== Data excerpt

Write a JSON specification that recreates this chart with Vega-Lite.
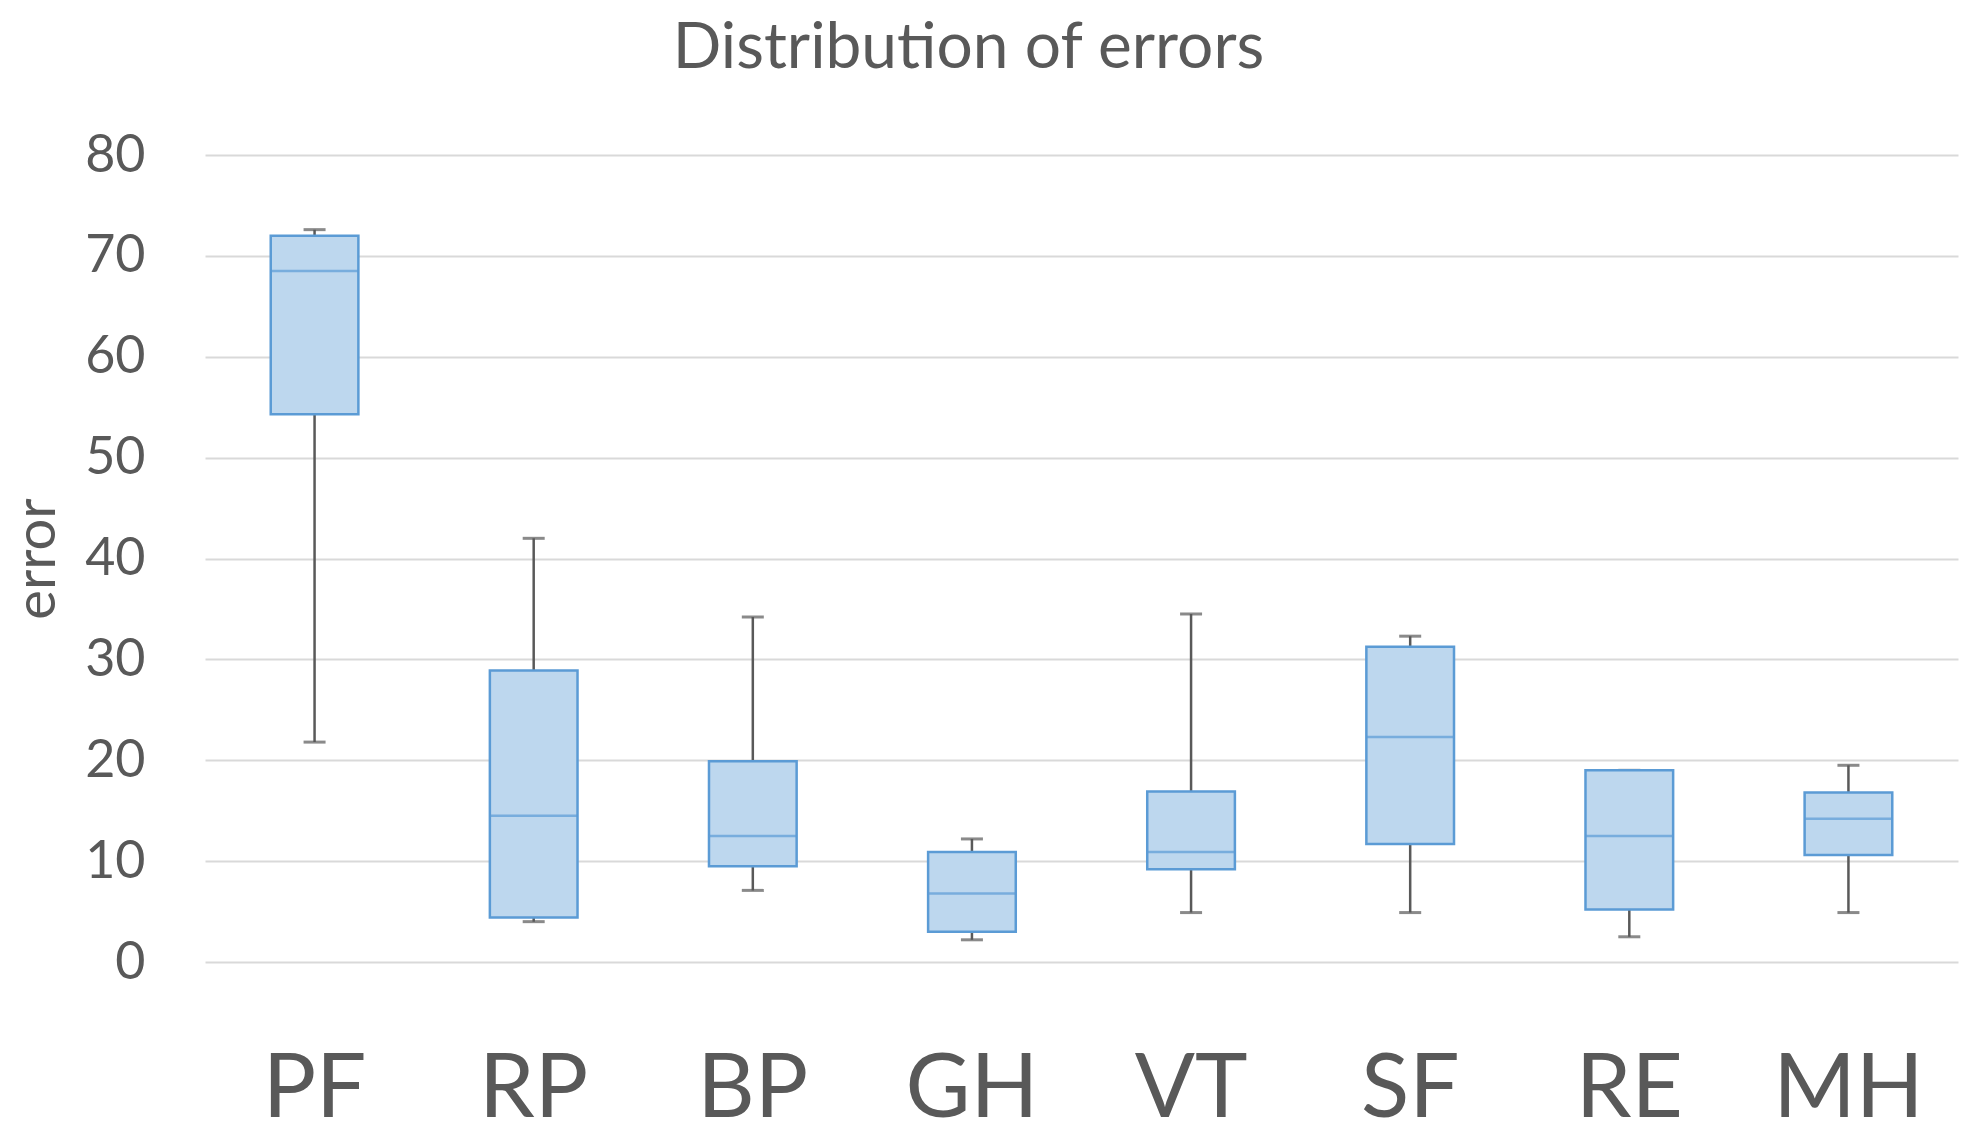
{
  "$schema": "https://vega.github.io/schema/vega-lite/v6.json",
  "autosize": {"type": "none"},
  "width": 1753,
  "height": 807,
  "padding": {"left": 205, "top": 155, "right": 19, "bottom": 174},
  "background": "white",
  "title": {
    "text": "Distribution of errors",
    "font": "Lato",
    "fontSize": 64,
    "fontWeight": "normal",
    "color": "#595959",
    "anchor": "middle",
    "frame": "group",
    "dx": -113,
    "offset": 48
  },
  "config": {
    "view": {"stroke": null},
    "axis": {"labelFont": "Lato", "titleFont": "Lato", "labelColor": "#595959", "titleColor": "#595959"}
  },
  "data": {
    "values": [
      {"method": "PF", "lower": 21.8, "q1": 54.3, "median": 68.5, "q3": 72.0, "upper": 72.6},
      {"method": "RP", "lower": 4.0, "q1": 4.4, "median": 14.5, "q3": 28.9, "upper": 42.0},
      {"method": "BP", "lower": 7.1, "q1": 9.5, "median": 12.5, "q3": 19.9, "upper": 34.2},
      {"method": "GH", "lower": 2.2, "q1": 3.0, "median": 6.8, "q3": 10.9, "upper": 12.2},
      {"method": "VT", "lower": 4.9, "q1": 9.2, "median": 10.9, "q3": 16.9, "upper": 34.5},
      {"method": "SF", "lower": 4.9, "q1": 11.7, "median": 22.3, "q3": 31.25, "upper": 32.3},
      {"method": "RE", "lower": 2.5, "q1": 5.2, "median": 12.5, "q3": 19.0, "upper": 19.0},
      {"method": "MH", "lower": 4.9, "q1": 10.6, "median": 14.2, "q3": 16.8, "upper": 19.5}
    ]
  },
  "encoding": {
    "x": {
      "field": "method",
      "type": "nominal",
      "sort": null,
      "scale": {"paddingInner": 0, "paddingOuter": 0},
      "axis": {
        "title": null,
        "labelAngle": 0,
        "labelFontSize": 89,
        "labelPadding": 84,
        "ticks": false,
        "domain": false,
        "grid": false
      }
    }
  },
  "layer": [
    {
      "mark": {"type": "rule", "color": "#595959", "strokeWidth": 2.5},
      "encoding": {
        "y": {
          "field": "lower",
          "type": "quantitative",
          "scale": {"domain": [0, 80]},
          "axis": {
            "title": "error",
            "titleFontSize": 56,
            "titleFontWeight": "normal",
            "titlePadding": 18,
            "labelFontSize": 52,
            "labelPadding": 60,
            "labelOverlap": false,
            "values": [0, 10, 20, 30, 40, 50, 60, 70, 80],
            "ticks": false,
            "domain": false,
            "gridColor": "#D9D9D9",
            "gridWidth": 2
          }
        },
        "y2": {"field": "upper"}
      }
    },
    {
      "mark": {"type": "tick", "color": "#595959", "thickness": 3, "size": 22},
      "encoding": {"y": {"field": "lower", "type": "quantitative"}}
    },
    {
      "mark": {"type": "tick", "color": "#595959", "thickness": 3, "size": 22},
      "encoding": {"y": {"field": "upper", "type": "quantitative"}}
    },
    {
      "mark": {"type": "bar", "width": {"band": 0.4}, "fill": "#BDD7EE", "stroke": "#5B9BD5", "strokeWidth": 2.5},
      "encoding": {
        "y": {"field": "q1", "type": "quantitative"},
        "y2": {"field": "q3"}
      }
    },
    {
      "mark": {"type": "tick", "color": "#5B9BD5", "thickness": 2.5, "size": 88},
      "encoding": {"y": {"field": "median", "type": "quantitative"}}
    }
  ]
}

====

* What you have to do
Transcribe the material exactly, keeping every word and none of the pictures.

* The response
Write a JSON specification that recreates this chart with Vega-Lite.
{
  "$schema": "https://vega.github.io/schema/vega-lite/v6.json",
  "autosize": {"type": "none"},
  "width": 1753,
  "height": 807,
  "padding": {"left": 205, "top": 155, "right": 19, "bottom": 174},
  "background": "white",
  "title": {
    "text": "Distribution of errors",
    "font": "Lato",
    "fontSize": 64,
    "fontWeight": "normal",
    "color": "#595959",
    "anchor": "middle",
    "frame": "group",
    "dx": -113,
    "offset": 48
  },
  "config": {
    "view": {"stroke": null},
    "axis": {"labelFont": "Lato", "titleFont": "Lato", "labelColor": "#595959", "titleColor": "#595959"}
  },
  "data": {
    "values": [
      {"method": "PF", "lower": 21.8, "q1": 54.3, "median": 68.5, "q3": 72.0, "upper": 72.6},
      {"method": "RP", "lower": 4.0, "q1": 4.4, "median": 14.5, "q3": 28.9, "upper": 42.0},
      {"method": "BP", "lower": 7.1, "q1": 9.5, "median": 12.5, "q3": 19.9, "upper": 34.2},
      {"method": "GH", "lower": 2.2, "q1": 3.0, "median": 6.8, "q3": 10.9, "upper": 12.2},
      {"method": "VT", "lower": 4.9, "q1": 9.2, "median": 10.9, "q3": 16.9, "upper": 34.5},
      {"method": "SF", "lower": 4.9, "q1": 11.7, "median": 22.3, "q3": 31.25, "upper": 32.3},
      {"method": "RE", "lower": 2.5, "q1": 5.2, "median": 12.5, "q3": 19.0, "upper": 19.0},
      {"method": "MH", "lower": 4.9, "q1": 10.6, "median": 14.2, "q3": 16.8, "upper": 19.5}
    ]
  },
  "encoding": {
    "x": {
      "field": "method",
      "type": "nominal",
      "sort": null,
      "scale": {"paddingInner": 0, "paddingOuter": 0},
      "axis": {
        "title": null,
        "labelAngle": 0,
        "labelFontSize": 89,
        "labelPadding": 84,
        "ticks": false,
        "domain": false,
        "grid": false
      }
    }
  },
  "layer": [
    {
      "mark": {"type": "rule", "color": "#595959", "strokeWidth": 2.5},
      "encoding": {
        "y": {
          "field": "lower",
          "type": "quantitative",
          "scale": {"domain": [0, 80]},
          "axis": {
            "title": "error",
            "titleFontSize": 56,
            "titleFontWeight": "normal",
            "titlePadding": 18,
            "labelFontSize": 52,
            "labelPadding": 60,
            "labelOverlap": false,
            "values": [0, 10, 20, 30, 40, 50, 60, 70, 80],
            "ticks": false,
            "domain": false,
            "gridColor": "#D9D9D9",
            "gridWidth": 2
          }
        },
        "y2": {"field": "upper"}
      }
    },
    {
      "mark": {"type": "tick", "color": "#595959", "thickness": 3, "size": 22},
      "encoding": {"y": {"field": "lower", "type": "quantitative"}}
    },
    {
      "mark": {"type": "tick", "color": "#595959", "thickness": 3, "size": 22},
      "encoding": {"y": {"field": "upper", "type": "quantitative"}}
    },
    {
      "mark": {"type": "bar", "width": {"band": 0.4}, "fill": "#BDD7EE", "stroke": "#5B9BD5", "strokeWidth": 2.5},
      "encoding": {
        "y": {"field": "q1", "type": "quantitative"},
        "y2": {"field": "q3"}
      }
    },
    {
      "mark": {"type": "tick", "color": "#5B9BD5", "thickness": 2.5, "size": 88},
      "encoding": {"y": {"field": "median", "type": "quantitative"}}
    }
  ]
}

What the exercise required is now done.